Her own apartment has just cat grass and cat mint pots on her balcony: "If you want a specific urban vibe."
She reported that co-leader Marama Davidson had a native bush corner of kawakawa, puriri, ponga and pōhutakawa. "The rest is organic nature. Aka weeds." Lawn weeds are fine for a Green: bees like them.
Elizabeth Kerekere had grapevines, a fairy tree, and 76 varieties of succulents. Teanau Tuiono had a World War II native seed garden: including kākābeak grown from seeds found in a container after an elderly relative died.
National MP Louise Upston told of her young orchard near Cambridge with espalier apple trees, avocado trees, many other fruit trees – as well as rescue chickens Upston calls her "laydees" and a retirement home for sheep.

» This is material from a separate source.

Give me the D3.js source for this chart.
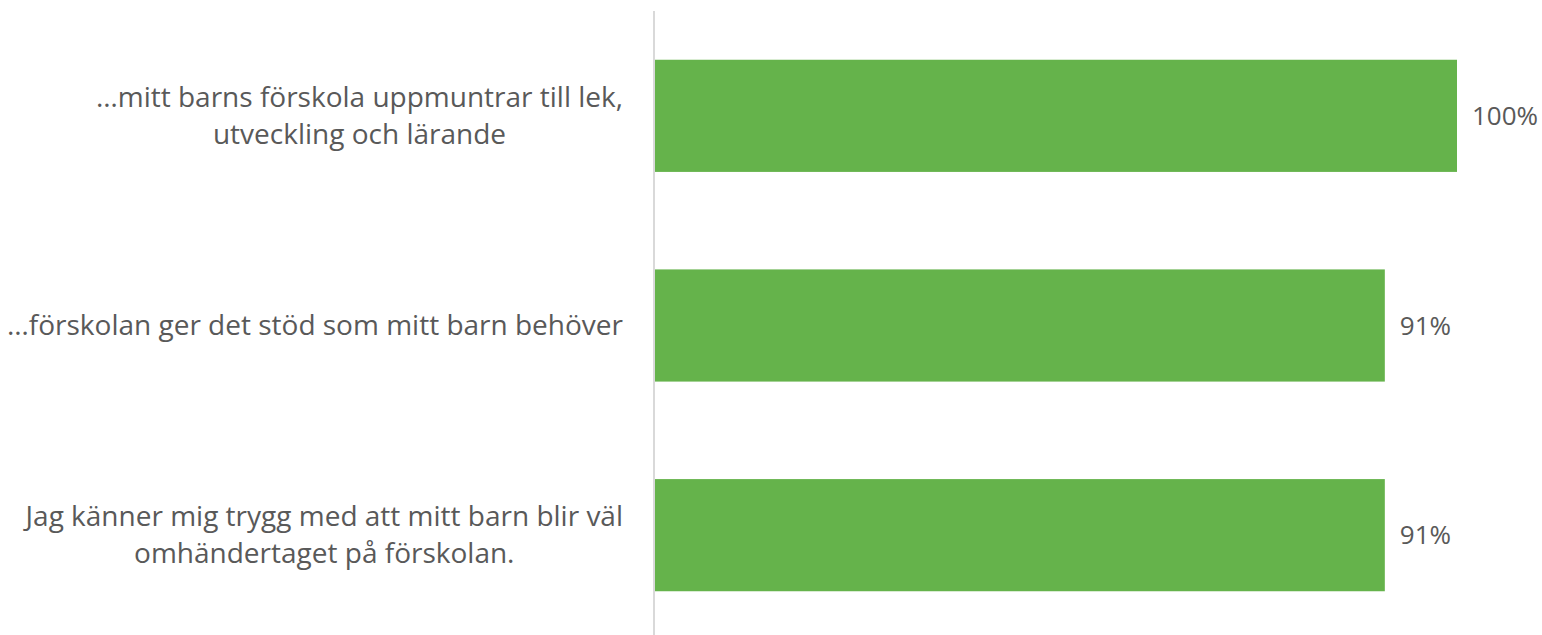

Look away now, farmers - the sheep all have names. "They are very, very tame sheep that come when they are called.
"They are lifers. One of them is a retirement sheep. The owner wanted a new home for it, and she had to come and meet me and inspect the property before she deemed it suitable. Her name is Rosie and she is 14 or 15."
The vege garden feeds both the family and the chickens and sheep, and some is dropped off for food banks.
It is perhaps a little-known fact that sheep love grapefruit and lemons. "They go nuts for lemons. It gets really hot, and they love them at the end of the day, because they're very juicy."
Upston also has a long driveway, along which she started planting hundreds of daffodil bulbs this year.
It is a memorial to Upston's parents, who both died of cancer. Her mother died in 1990 – the first year the Cancer Society's now famous Daffodil Day fundraiser was held. Her father died last year, on its 30th anniversary. And so the daffodils will be given to the Cancer Society each year to sell for Daffodil Day.